Within a few weeks, however, the whole situation changed. I forget the order in which two events combined to make the situation seemingly clearer. One was that Rob Neyer took himself out of the running after accepting a job with ESPN. The second was that Gary Van Allen died suddenly. This was in July 1993, not long after my interviews. Now the arithmetic was easy: there were two research jobs available, and two preferred candidates.
The logical course of action, even from the viewpoint of Talbot and Guilfoile, was simple: hire Tom Shieber to replace Gary Van Allen, and either hire this Schechter guy when the new library opened or at least okay his hiring after they were out of the picture. Did they do any of this? Nope. They didn’t hire anybody, not even after Bill Deane left early in 1994, creating a vacuum with no full-time researchers. The powers-that-be were willing to let the library’s service deteriorate to a scandalous state–part-time interns answered the phones the rest of that year and let unanswered research inquiries pile up–rather than hire anyone. It wasn’t until Tim Wiles arrived in January 1995 to fill the newly created post of Director of Research that a qualified researcher joined the staff.
Meanwhile, Tom Shieber and I were left to twist slowly, slowly in the wind. In 1995, during my next visit to Cooperstown, Tom Heitz showed me a copy of the “background check” compiled by Kevin Hallinan’s crack staff. It was a joke. They had not interviewed a single person on the list I had provided. All they did was go to City Hall to check public records, establishing that I didn’t have a police record or any blotches on my credit history. That was all. The biggest joke in the report was the notation that I was residing on “an empty lot”. That’s right. Talk about wishing that I’d vanish into thin air! In reality, I was living in a new condo that had been built in 1991, but the blueprint the “investigators” checked two or three years later identified it as an empty lot, and that was good enough for them. Obviously the whole notion of the background check was a smoke screen, and I realized that they had no intention of hiring me.
I took that personally for a long time, until years later when I met Tom Shieber, who was hired by the Hall of Fame in the late 1990s as a curator. We compared notes and discovered that we had been treated the same, i.e. totally ignored.
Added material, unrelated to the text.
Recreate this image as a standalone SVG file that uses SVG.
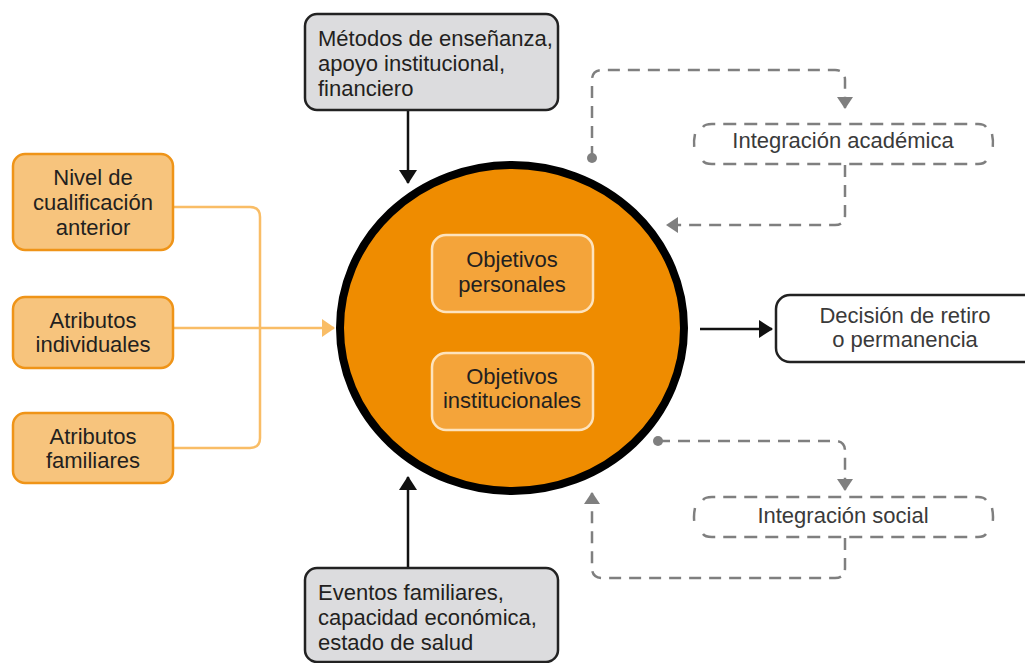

Nobody representing the Hall had informed either of us that our applications had been rejected, or were dormant, or that the whole hiring process had been put off. The only news I ever got was from Bill Deane, and that had usually amounted to “hang in there, we haven’t heard anything yet.”
I never heard anything until 2002, when I returned to Cooperstown to do research for what I planned as my third book, and to keep showing up at the library until they hired me. Six months after my arrival, I was hired. Tim Wiles interviewed me, and I don’t recall being asked anything about poker, gambling, or the gaming industry, even though it was only two years since I had dealt my last hand of poker. I’m not sure he was even aware at that point of my application for a research job nearly a decade earlier. This interview was job-related, and I got the job.
So it seemed that with the new regime and with the passage of time, nobody cared about my poker past. Howard Talbot and Bill Guilfoile were long since retired, and Talbot’s successor, Donald Marr, had given way to Dale Petroskey. It was a new century, a new library, and a new life for me. I wouldn’t even have to think about dealing poker again–or so I thought.